HLB is supposed to be about Hydrophilic Lipophilic Balance, yet it is a value given to the surfactant and not to the system - and it is the system which shows a balance, not a surfactant. There is no way round this obvious objection. A given surfactant can form just about any type of emulsion depending on the oil, the temperature, the salinity, the water/oil ratio etc. Emulsions are properties of a system and not of a surfactant. So HLB must be wrong. Some attempt (half-heartedly) to provide HLB values for oils, but this is equally wrong - again a given oil can be emulsified in different ways by changing temperature, salinity etc.
Add to this critique the obvious lack of an agreed, objective way to measure the HLB of a surfactant and the whole system is clearly deeply flawed. It is infuriating that most formulators today assume that they must use HLB even when it is so obviously wrong. As we will see, HLD is a property of the system which uses Cc and EACN as properties of the surfactant and oil respectively. This is what HLB should have been, but never was.
CPP is equally flawed
Critical Packing Parameter (CPP) is a neat idea about the way that a surfactant might choose to pack itself: head in or head out. The CPP app shows the basic idea. But it is a fact of life that all surfactants can form o/w or w/o emulsions under the right conditions, so CPP is clearly ruled out as a reliable guide. Indeed, why should a property which is meaningful only in the context of surfactant/water (CPP says nothing about oil associating with the tail) have much to say about anything other than surfactant in water phases for which CPP is not a bad starting point - though the phases adopted by a surfactant also depend strongly on temperature and concentration for reasons that aren't obvious from CPP considerations. But see the Curvature section on Packing Parameter.
CMC is largely irrelevant
The Critical Micelle Concentration, CMC,is just about the only other thing many people know about a surfactant. As the CMC app shows there is some interesting stuff to be learned from the experiments that measure CMC, but not a lot of things that are of importance to surfactant formulators are linked strongly to CMC. For many surfactants, CMC is so low that we are using 100x the concentration.

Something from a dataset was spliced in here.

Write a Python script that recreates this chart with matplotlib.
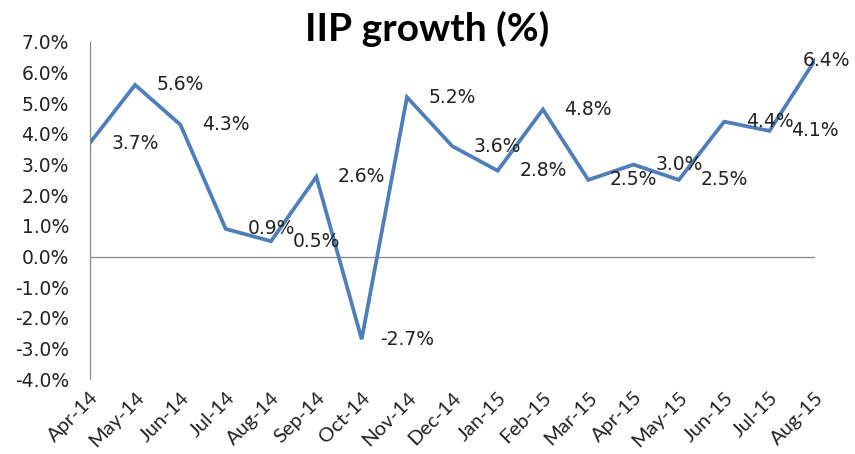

And if we have a lot of oil around (as we often do) then there are many issues far more important than the concentration at which the surfactant forms micelles in water. Mentioning oil reminds us that CMC is only about the water/air interface and most of the time we have lots of oil which makes the CMC totally irrelevant.
HLD
This leaves one approach. HLD (Hydrophilic Lipophilic Difference*) has been around since it was developed in the 1970's by Salager, is of huge importance for the Extended Oil Recovery business (oil companies pay $millions to get results based on HLD theory) and works amazingly well for many other surfactant issues such as cosmetics design or emulsion polymerisation.